Too Much Screen Time Linked to Anxiety & Depression in Young Children and TeensBy Rick Nauert PhD
Associate News Editor Last updated: 11 Nov 2018~ 2 min read
New research finds that more hours of screen time are associated with lower well-being in those aged 2 to 17, with the association larger for adolescents than for younger children.
San Diego State University psychologist Dr. Jean Twenge and University of Georgia psychology professor Dr. W. Keith Campbell discovered that after only one hour of screen time daily, children and teens may begin to have less curiosity, lower self-control, less emotional stability and a greater inability to finish tasks.
Their findings may be crucial at a time when youth have greater access to digital technologies and are spending more time using electronic technology purely for entertainment. The issue is pertinent for health officials as they try to identify best practices for managing technology addiction.
“Previous research on associations between screen time and psychological well-being among children and adolescents has been conflicting, leading some researchers to question the limits on screen time suggested by physician organizations,” Twenge and Campbell wrote in their paper.
The National Institute of Health estimates that youth commonly spend an average of five to seven hours on screens during leisure time. Also, a growing body of research indicates that this amount of screen time has adverse effects on the overall health and well-being of youth.
Addiction to technology is not limited to the United States. The World Health Organization has recently include gaming disorder in their 11th revision of the International Classification of Diseases. The organization is encouraging “increased attention of health professionals to the risks of development of this disorder” as gaming addiction may now be classified as a disease.
Twenge and Campbell used the National Survey of Children’s Health data from 2016 to analyze a random sample of more than 40,300 surveys from the caregivers of children aged 2 to 17.
The nationwide survey was administered by the U.S. Census Bureau by mail and online and inquired about topics such as: existing medical care; emotional, developmental and behavioral issues; and youth behaviors, including daily screen time.
Twenge and Campbell excluded youth with conditions such autism, cerebral palsy and developmental delay, as they may have impacted a child’s day to day functioning.
Twenge and Campbell found that adolescents who spend more than seven hours a day on screens were twice as likely as those spending one hour to have been diagnosed with anxiety or depression — a significant finding.
Overall, links between screen time and well-being were larger among adolescents than among young children.
“At first, I was surprised that the associations were larger for adolescents,” Twenge said. “However, teens spend more time on their phones and on social media, and we know from other research that these activities are more strongly linked to low well-being than watching television and videos, which is most of younger children’s screen time.”
Among other highlights of Twenge and Campbell’s study:
- Moderate use of screens, at four hours each day, was also associated with lower psychological well-being than use of one hour a day;
- Among preschoolers, high users of screens were twice as likely to often lose their temper and 46 percent more likely to not be able to calm down when excited;
- Among teens aged 14-17, 42.2 percent of those who spent more than seven hours a day on screens did not finish tasks compared with 16.6 percent for those who spent one hour daily and 27.7 percent for those engaged for four hours of screen time;
- About 9 percent of youth aged 11-13 who spent an hour with screens daily were not curious or interested in learning new things, compared with 13.8 percent who spent four hours on screen and 22.6 percent who spent more than seven hours with screens.

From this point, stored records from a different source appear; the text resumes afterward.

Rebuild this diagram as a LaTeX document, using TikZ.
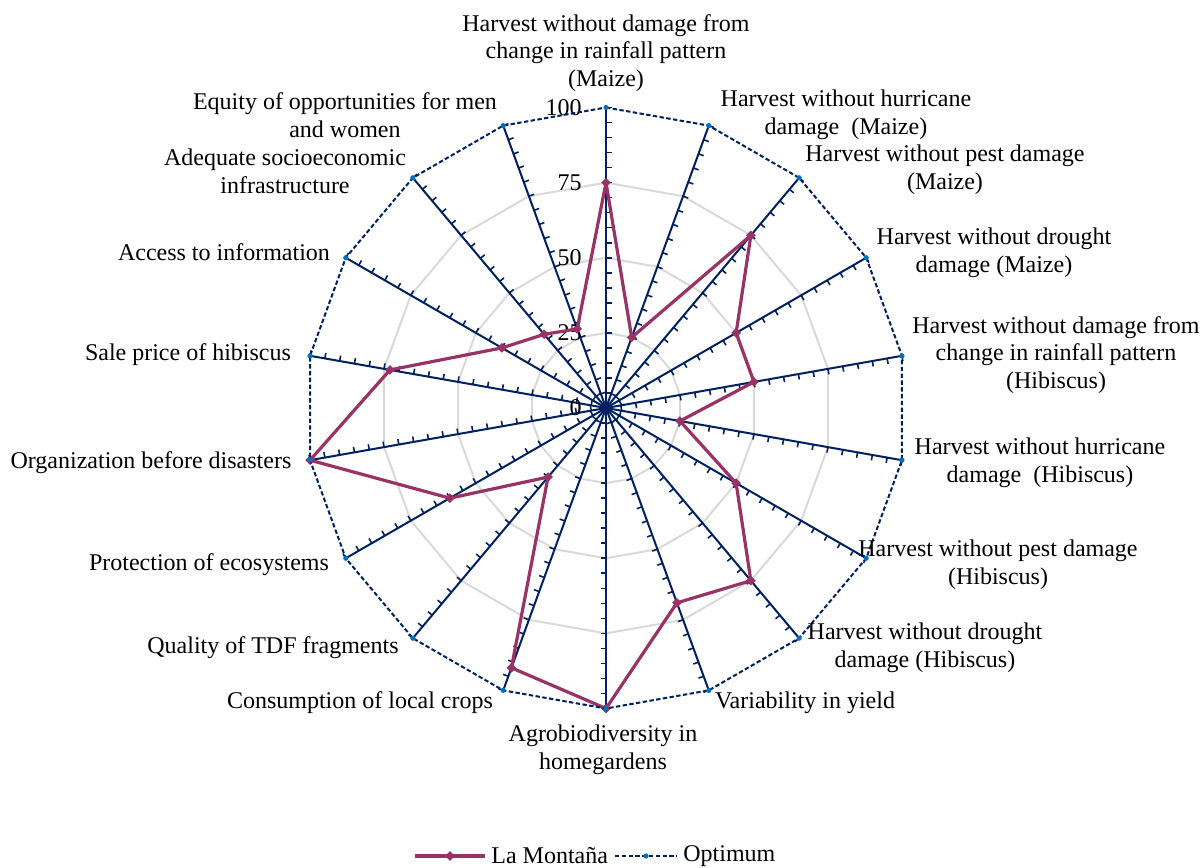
\documentclass[tikz,border=0pt]{standalone}
\usepackage{fontspec}
\setmainfont{Liberation Serif}
\usepackage{tikz}
\usetikzlibrary{positioning, calc}

\definecolor{axisnavy}{RGB}{0,32,96}
\definecolor{plum}{RGB}{153,51,102}
\definecolor{optblue}{RGB}{0,112,192}

\begin{document}
\begin{tikzpicture}[
    x=0.5pt, y=0.5pt,
    axisline/.style={draw=axisnavy, line width=1pt},
    tickmark/.style={draw=axisnavy, line width=0.8pt},
    gridpoly/.style={draw=black!15, line width=1pt},
    montana/.style={draw=plum, line width=1.6pt, line join=round},
    optline/.style={draw=axisnavy, line width=1pt, dash pattern=on 2.2pt off 1.2pt},
    lmmark/.style={rectangle, fill=plum, minimum size=3.4pt, inner sep=0pt, rotate=45},
    optmark/.style={circle, fill=optblue, minimum size=2.6pt, inner sep=0pt},
    catlabel/.style={
        align=center,
        inner sep=0pt,
        font=\fontsize{12}{13.8}\selectfont
    },
    vallabel/.style={anchor=east, inner sep=0pt, font=\fontsize{12}{13.8}\selectfont}
]

\useasboundingbox (-606,-459) rectangle (598,408);

% gridlines
\foreach \g in {25,50,75}
    \draw[gridpoly] (90:{\g*3.005}) \foreach \i in {1,...,17}{ -- ({90-20*\i}:{\g*3.005})} -- cycle;

% axes with minor ticks
\foreach \i in {0,...,17}{
    \pgfmathsetmacro\ang{90-20*\i}
    \draw[axisline] (0,0) -- (\ang:300.5);
    \foreach \t in {0,...,20}
        \draw[tickmark] (\ang:{\t*15.025}) -- ++(\ang-90:5.5);
}

% value labels
\foreach \v in {0,25,50,75,100}
    \node[vallabel] (val\v) at (-24,{\v*3.005}) {\v};

% La Montana
\foreach \v [count=\i from 0] in {75,25,75,50,50,25,50,75,69,100,92,30,60,100,73,40,32,28}
    \coordinate (lm\i) at ({90-20*\i}:{\v*3.005});
\draw[montana] (lm0) \foreach \i in {1,...,17}{ -- (lm\i)} -- cycle;
\foreach \i in {0,...,17}
    \node[lmmark] (lmdot\i) at (lm\i) {};

% Optimum
\foreach \i in {0,...,17}
    \coordinate (op\i) at ({90-20*\i}:300.5);
\draw[optline] (op0) \foreach \i in {1,...,17}{ -- (op\i)} -- cycle;
\foreach \i in {0,...,17}
    \node[optmark] (opdot\i) at (op\i) {};

% category labels
\node[catlabel] (lab0) at (0,355) {Harvest without damage from\\change in rainfall pattern\\(Maize)};
\node[catlabel] (lab1) at (240,293) {Harvest without hurricane\\damage~~(Maize)};
\node[catlabel] (lab2) at (339,238) {Harvest without pest damage\\(Maize)};
\node[catlabel] (lab3) at (388,155) {Harvest without drought\\damage (Maize)};
\node[catlabel] (lab4) at (450,53) {Harvest without damage from\\change in rainfall pattern\\(Hibiscus)};
\node[catlabel] (lab5) at (434,-55) {Harvest without hurricane\\damage~~(Hibiscus)};
\node[catlabel] (lab6) at (392,-157) {Harvest without pest damage\\(Hibiscus)};
\node[catlabel] (lab7) at (319,-240) {Harvest without drought\\damage (Hibiscus)};
\node[catlabel] (lab8) at (199,-295) {Variability in yield};
\node[catlabel] (lab9) at (-3,-342) {Agrobiodiversity in\\homegardens};
\node[catlabel] (lab10) at (-246,-295) {Consumption of local crops};
\node[catlabel] (lab11) at (-333,-240) {Quality of TDF fragments};
\node[catlabel] (lab12) at (-397,-157) {Protection of ecosystems};
\node[catlabel] (lab13) at (-455,-55) {Organization before disasters};
\node[catlabel] (lab14) at (-418,53) {Sale price of hibiscus};
\node[catlabel] (lab15) at (-382,156) {Access to information};
\node[catlabel] (lab16) at (-321,237) {Adequate socioeconomic\\infrastructure};
\node[catlabel] (lab17) at (-261,293) {Equity of opportunities for men\\and women};

% legend
\coordinate (lgm1) at (-191,-448);
\coordinate (lgm2) at (-121,-448);
\draw[montana] (lgm1) -- (lgm2);
\node[lmmark] (lgmdot) at ($(lgm1)!0.5!(lgm2)$) {};
\node[catlabel, right=6 of lgm2] (lgmtext) {La Montaña};

\coordinate (lgo1) at (9,-448);
\coordinate (lgo2) at (71,-448);
\draw[optline] (lgo1) -- (lgo2);
\node[optmark] (lgodot) at ($(lgo1)!0.5!(lgo2)$) {};
\node[catlabel, right=6 of lgo2] (lgotext) {Optimum};

\end{tikzpicture}
\end{document}
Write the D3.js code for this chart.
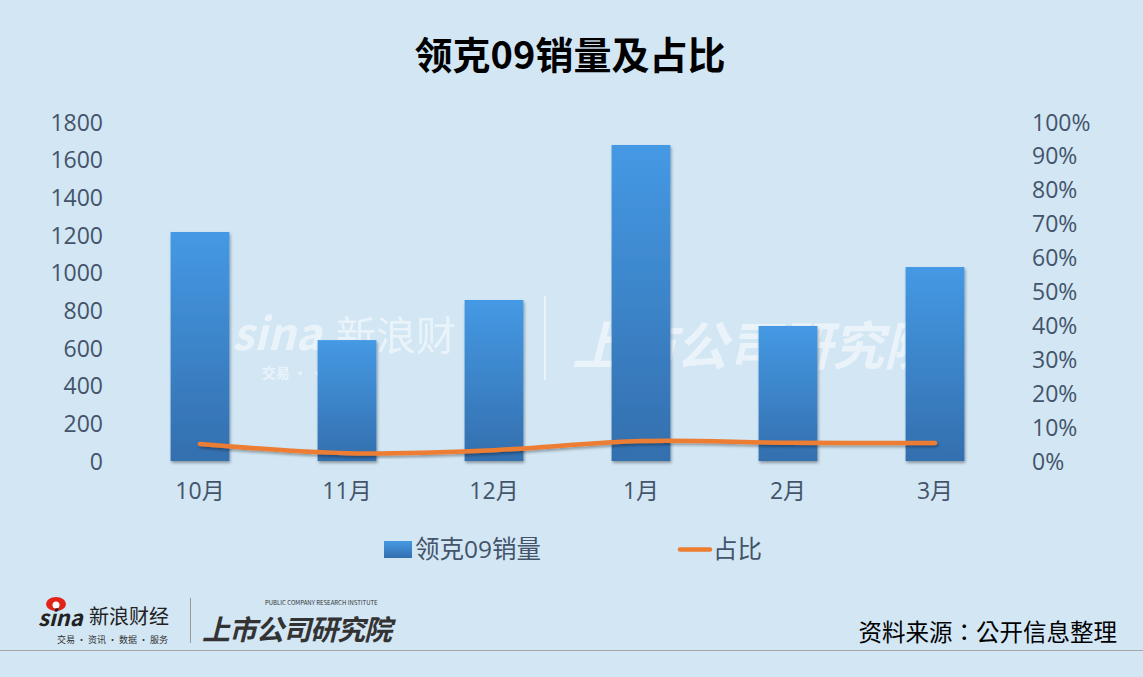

The study provides further evidence that the American Academy of Pediatrics’ established screen time limits — one hour per day for those aged 2 to 5, with a focus on high-quality programs — are valid, Twenge said.
It also suggests that similar limits — perhaps to two hours a day — should be applied to school-aged children and adolescents, said Twenge.
The researchers’ findings appear in the journal Preventative Medicine Reports.